» WHAT YOU NEED TO DO
Begin with the first line below and retype each line exactly through the line containing "0.006, 0.006, 0.008];". Any pictures are to be left out.

----------

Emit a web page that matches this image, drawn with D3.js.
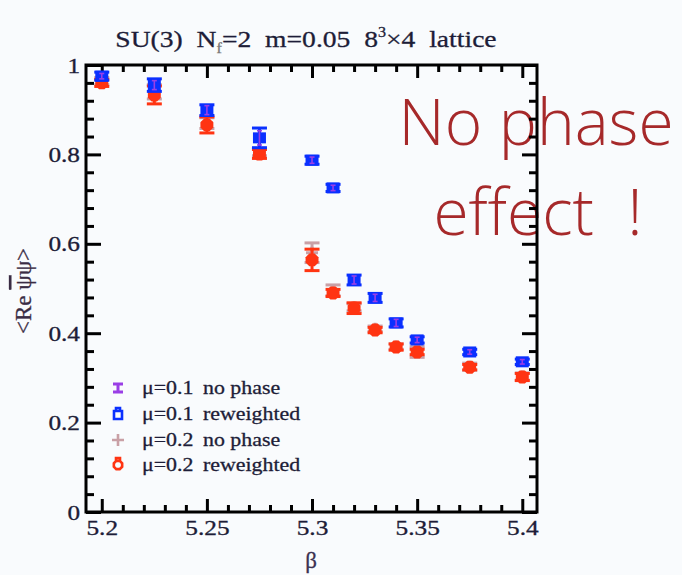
<!DOCTYPE html>
<html>
<head>
<meta charset="utf-8">
<script src="https://cdn.jsdelivr.net/npm/d3@7"></script>
<style>
  html, body { margin: 0; padding: 0; background: #f9fbfd; }
  svg { display: block; }
  text { font-family: "Liberation Serif", "Times New Roman", serif; }
</style>
</head>
<body>
<svg id="chart" width="682" height="575"></svg>
<script>
// Chiral condensate vs beta, SU(3) Nf=2, m=0.05, 8^3x4 lattice
const betas = [5.2, 5.225, 5.25, 5.275, 5.3, 5.31, 5.32, 5.33, 5.34, 5.35, 5.375, 5.4];

const mu01NoPhase    = [0.975, 0.955, 0.899, 0.837, 0.787, 0.725, 0.519, 0.479, 0.423, 0.385, 0.358, 0.336];
const mu01NoPhaseErr = [0.006, 0.010, 0.010, 0.016, 0.007, 0.006, 0.009, 0.008, 0.008, 0.006, 0.005, 0.005];
const mu01Rew        = [0.975, 0.955, 0.899, 0.837, 0.787, 0.725, 0.519, 0.479, 0.423, 0.385, 0.358, 0.336];
const mu01RewErr     = [0.009, 0.014, 0.012, 0.022, 0.009, 0.008, 0.011, 0.010, 0.009, 0.007, 0.006, 0.006];

const mu02NoPhase    = [0.964, 0.940, 0.870, 0.805, 0.580, 0.496, 0.458, 0.410, 0.370, 0.358, 0.325, 0.303];
const mu02NoPhaseErr = [0.008, 0.016, 0.012, 0.008, 0.022, 0.012, 0.008, 0.006, 0.006, 0.012, 0.008, 0.008];
const mu02Rew        = [0.960, 0.933, 0.866, 0.801, 0.564, 0.490, 0.456, 0.407, 0.369, 0.358, 0.324, 0.302];
const mu02RewErr     = [0.008, 0.020, 0.018, 0.010, 0.024, 0.008, 0.012, 0.006, 0.007, 0.006, 0.006, 0.008];

const xTicks = [5.2, 5.25, 5.3, 5.35, 5.4];
const xTickLabels = ["5.2", "5.25", "5.3", "5.35", "5.4"];
const yTicks = [0, 0.2, 0.4, 0.6, 0.8, 1];
const yTickLabels = ["0", "0.2", "0.4", "0.6", "0.8", "1"];
const legendMu = ["\u03bc=0.1", "\u03bc=0.1", "\u03bc=0.2", "\u03bc=0.2"];
const legendKind = ["no phase", "reweighted", "no phase", "reweighted"];

const C = {
  purple: "#9a3ee6",
  blue: "#0a30ff",
  pink: "#c9a0a6",
  red: "#ff3412",
  ink: "#1d1d38",
  note: "#a6292a"
};

const svg = d3.select("#chart");
const x = d3.scaleLinear().domain([5.1925, 5.407]).range([86, 537]);
const y = d3.scaleLinear().domain([0, 1]).range([512, 65]);

// Title
const title = svg.append("text")
  .attr("class", "st")
  .attr("x", 306).attr("y", 47)
  .attr("text-anchor", "middle")
  .attr("font-size", 24)
  .attr("fill", C.ink)
  .attr("stroke", C.ink).attr("stroke-width", 0.3)
  .style("white-space", "pre");
title.append("tspan").text("SU(3)  N");
title.append("tspan").attr("font-size", 14).attr("dy", 6).attr("fill", "#777").attr("stroke", "#777").text("f");
title.append("tspan").attr("dy", -6).text("=2  m=0.05  8");
title.append("tspan").attr("font-size", 14).attr("dy", -10).text("3");
title.append("tspan").attr("dy", 10).text("\u00d74  lattice");

// Annotation (drawn under the frame)
svg.append("text")
  .attr("x", 536).attr("y", 145)
  .attr("text-anchor", "middle")
  .style("font-family", "'Open Sans', 'Noto Sans', sans-serif")
  .attr("font-weight", 300)
  .attr("font-size", 64)
  .attr("fill", C.note)
  .text("No phase");
svg.append("text")
  .attr("x", 538).attr("y", 235)
  .attr("text-anchor", "middle")
  .style("font-family", "'Open Sans', 'Noto Sans', sans-serif")
  .attr("font-weight", 300)
  .attr("font-size", 64)
  .attr("fill", C.note)
  .style("white-space", "pre")
  .text("effect  !");

// Axes: major and minor inward ticks on all four sides
const xMinor = d3.range(5.2, 5.4001, 0.01).filter(v => !xTicks.some(t => Math.abs(t - v) < 1e-6));
const yMinor = d3.range(0, 1.0001, 0.04).filter(v => !yTicks.some(t => Math.abs(t - v) < 1e-6));

function styleAxis(g) {
  g.select(".domain").remove();
  g.selectAll(".tick line").attr("stroke", "#000").attr("stroke-width", 3);
  g.selectAll(".tick text")
    .attr("class", "st")
    .attr("fill", C.ink)
    .attr("stroke", C.ink).attr("stroke-width", 0.35)
    .attr("font-size", 22)
    .style("font-family", "'Liberation Serif', serif");
}

const bottom = svg.append("g").attr("transform", "translate(0,512)")
  .call(d3.axisBottom(x).tickValues(xTicks).tickFormat((d, i) => xTickLabels[i])
    .tickSizeInner(-13).tickSizeOuter(0).tickPadding(7));
styleAxis(bottom);
svg.append("g").attr("transform", "translate(0,512)")
  .call(d3.axisBottom(x).tickValues(xMinor).tickFormat("").tickSizeInner(-7).tickSizeOuter(0))
  .call(styleAxis);
svg.append("g").attr("transform", "translate(0,65)")
  .call(d3.axisTop(x).tickValues(xTicks).tickFormat("").tickSizeInner(-13).tickSizeOuter(0))
  .call(styleAxis);
svg.append("g").attr("transform", "translate(0,65)")
  .call(d3.axisTop(x).tickValues(xMinor).tickFormat("").tickSizeInner(-7).tickSizeOuter(0))
  .call(styleAxis);

const left = svg.append("g").attr("transform", "translate(86,0)")
  .call(d3.axisLeft(y).tickValues(yTicks).tickFormat((d, i) => yTickLabels[i])
    .tickSizeInner(-15).tickSizeOuter(0).tickPadding(6));
styleAxis(left);
svg.append("g").attr("transform", "translate(86,0)")
  .call(d3.axisLeft(y).tickValues(yMinor).tickFormat("").tickSizeInner(-8).tickSizeOuter(0))
  .call(styleAxis);
svg.append("g").attr("transform", "translate(537,0)")
  .call(d3.axisRight(y).tickValues(yTicks).tickFormat("").tickSizeInner(-15).tickSizeOuter(0))
  .call(styleAxis);
svg.append("g").attr("transform", "translate(537,0)")
  .call(d3.axisRight(y).tickValues(yMinor).tickFormat("").tickSizeInner(-8).tickSizeOuter(0))
  .call(styleAxis);

svg.append("rect")
  .attr("x", x.range()[0]).attr("y", y.range()[1])
  .attr("width", x.range()[1] - x.range()[0])
  .attr("height", y.range()[0] - y.range()[1])
  .attr("fill", "none").attr("stroke", "#000").attr("stroke-width", 3);

// Axis titles
const yl = svg.append("text")
  .attr("transform", "translate(31,291) rotate(-90)")
  .attr("text-anchor", "middle")
  .attr("font-size", 23)
  .attr("fill", "#3a2c44")
  .attr("stroke", "#3a2c44").attr("stroke-width", 0.3)
  .style("white-space", "pre");
yl.append("tspan").text("<Re ");
yl.append("tspan").style("text-decoration", "overline").text("\u03c8");
yl.append("tspan").text("\u03c8>");

svg.append("text")
  .attr("x", 311).attr("y", 568)
  .attr("text-anchor", "middle")
  .attr("font-size", 23)
  .attr("fill", "#3a3050")
  .attr("stroke", "#3a3050").attr("stroke-width", 0.3)
  .text("\u03b2");

// Data marks
const plot = svg.append("g");

function errorBars(vals, errs, color, capW, sw) {
  const g = plot.append("g").attr("stroke", color).attr("stroke-width", sw).attr("fill", "none");
  betas.forEach((b, i) => {
    const cx = x(b), y0 = y(vals[i] - errs[i]), y1 = y(vals[i] + errs[i]);
    g.append("line").attr("x1", cx).attr("x2", cx).attr("y1", y0).attr("y2", y1);
    g.append("line").attr("x1", cx - capW / 2).attr("x2", cx + capW / 2).attr("y1", y0).attr("y2", y0);
    g.append("line").attr("x1", cx - capW / 2).attr("x2", cx + capW / 2).attr("y1", y1).attr("y2", y1);
  });
}

function octagon(r) {
  const pts = d3.range(8).map(k => {
    const a = Math.PI / 8 + k * Math.PI / 4;
    return [r * Math.cos(a), r * Math.sin(a)];
  });
  return "M" + pts.map(p => p.join(",")).join("L") + "Z";
}

// mu=0.2 no phase (behind)
errorBars(mu02NoPhase, mu02NoPhaseErr, C.pink, 15, 3);
plot.append("g").selectAll("path").data(betas).join("path")
  .attr("transform", (b, i) => `translate(${x(b)},${y(mu02NoPhase[i])})`)
  .attr("d", "M-6,0H6M0,-6V6")
  .attr("stroke", C.pink).attr("stroke-width", 3);

// mu=0.2 reweighted
errorBars(mu02Rew, mu02RewErr, C.red, 15, 3);
plot.append("g").selectAll("path").data(betas).join("path")
  .attr("transform", (b, i) => `translate(${x(b)},${y(mu02Rew[i])})`)
  .attr("d", octagon(7))
  .attr("fill", C.red);

// mu=0.1 reweighted
errorBars(mu01Rew, mu01RewErr, C.blue, 15, 3);
plot.append("g").selectAll("rect").data(betas).join("rect")
  .attr("x", b => x(b) - 6.5)
  .attr("y", (b, i) => y(mu01Rew[i]) - 5.5)
  .attr("width", 13).attr("height", 11)
  .attr("fill", C.blue);

// mu=0.1 no phase (small, on top)
errorBars(mu01NoPhase, mu01NoPhaseErr, C.purple, 5, 1.6);

// Legend
const legendY = [388, 414, 440, 465];
const lg = svg.append("g");
lg.append("path").attr("transform", `translate(118,${legendY[0]})`)
  .attr("d", "M-5,-4H5M0,-4V4M-5,4H5").attr("stroke", C.purple).attr("stroke-width", 3).attr("fill", "none");
lg.append("path").attr("transform", `translate(118,${legendY[1]})`)
  .attr("d", "M-4,-3H4V5H-4Z M-2,-3V-6H2V-3").attr("stroke", C.blue).attr("stroke-width", 2.6).attr("fill", "none");
lg.append("path").attr("transform", `translate(118,${legendY[2]})`)
  .attr("d", "M-6,0H6M0,-6V6").attr("stroke", C.pink).attr("stroke-width", 2.6).attr("fill", "none");
lg.append("path").attr("transform", `translate(118,${legendY[3]})`)
  .attr("d", octagon(4.5) + " M-2,-4V-7H2V-4").attr("stroke", C.red).attr("stroke-width", 2.6).attr("fill", "none");

legendY.forEach((ly, i) => {
  lg.append("text").attr("class", "st").attr("x", 142).attr("y", ly + 6)
    .attr("font-size", 19).attr("fill", C.ink)
    .attr("stroke", C.ink).attr("stroke-width", 0.3).text(legendMu[i]);
  lg.append("text").attr("class", "st").attr("x", 203).attr("y", ly + 6)
    .attr("font-size", 19).attr("fill", C.ink)
    .attr("stroke", C.ink).attr("stroke-width", 0.3).text(legendKind[i]);
});

// Widen serif labels horizontally
svg.selectAll("text.st").each(function () {
  const w = this.getComputedTextLength();
  if (w > 0) {
    this.setAttribute("textLength", (w * 1.15).toFixed(1));
    this.setAttribute("lengthAdjust", "spacingAndGlyphs");
  }
});
</script>
</body>
</html>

----------

» FINAL RESULT
Emit a web page that matches this image, drawn with D3.js.
<!DOCTYPE html>
<html>
<head>
<meta charset="utf-8">
<script src="https://cdn.jsdelivr.net/npm/d3@7"></script>
<style>
  html, body { margin: 0; padding: 0; background: #f9fbfd; }
  svg { display: block; }
  text { font-family: "Liberation Serif", "Times New Roman", serif; }
</style>
</head>
<body>
<svg id="chart" width="682" height="575"></svg>
<script>
// Chiral condensate vs beta, SU(3) Nf=2, m=0.05, 8^3x4 lattice
const betas = [5.2, 5.225, 5.25, 5.275, 5.3, 5.31, 5.32, 5.33, 5.34, 5.35, 5.375, 5.4];

const mu01NoPhase    = [0.975, 0.955, 0.899, 0.837, 0.787, 0.725, 0.519, 0.479, 0.423, 0.385, 0.358, 0.336];
const mu01NoPhaseErr = [0.006, 0.010, 0.010, 0.016, 0.007, 0.006, 0.009, 0.008, 0.008, 0.006, 0.005, 0.005];
const mu01Rew        = [0.975, 0.955, 0.899, 0.837, 0.787, 0.725, 0.519, 0.479, 0.423, 0.385, 0.358, 0.336];
const mu01RewErr     = [0.009, 0.014, 0.012, 0.022, 0.009, 0.008, 0.011, 0.010, 0.009, 0.007, 0.006, 0.006];

const mu02NoPhase    = [0.964, 0.940, 0.870, 0.805, 0.580, 0.496, 0.458, 0.410, 0.370, 0.358, 0.325, 0.303];
const mu02NoPhaseErr = [0.008, 0.016, 0.012, 0.008, 0.022, 0.012, 0.008, 0.006, 0.006, 0.012, 0.008, 0.008];
const mu02Rew        = [0.960, 0.933, 0.866, 0.801, 0.564, 0.490, 0.456, 0.407, 0.369, 0.358, 0.324, 0.302];
const mu02RewErr     = [0.008, 0.020, 0.018, 0.010, 0.024, 0.008, 0.012, 0.006, 0.007, 0.006, 0.006, 0.008];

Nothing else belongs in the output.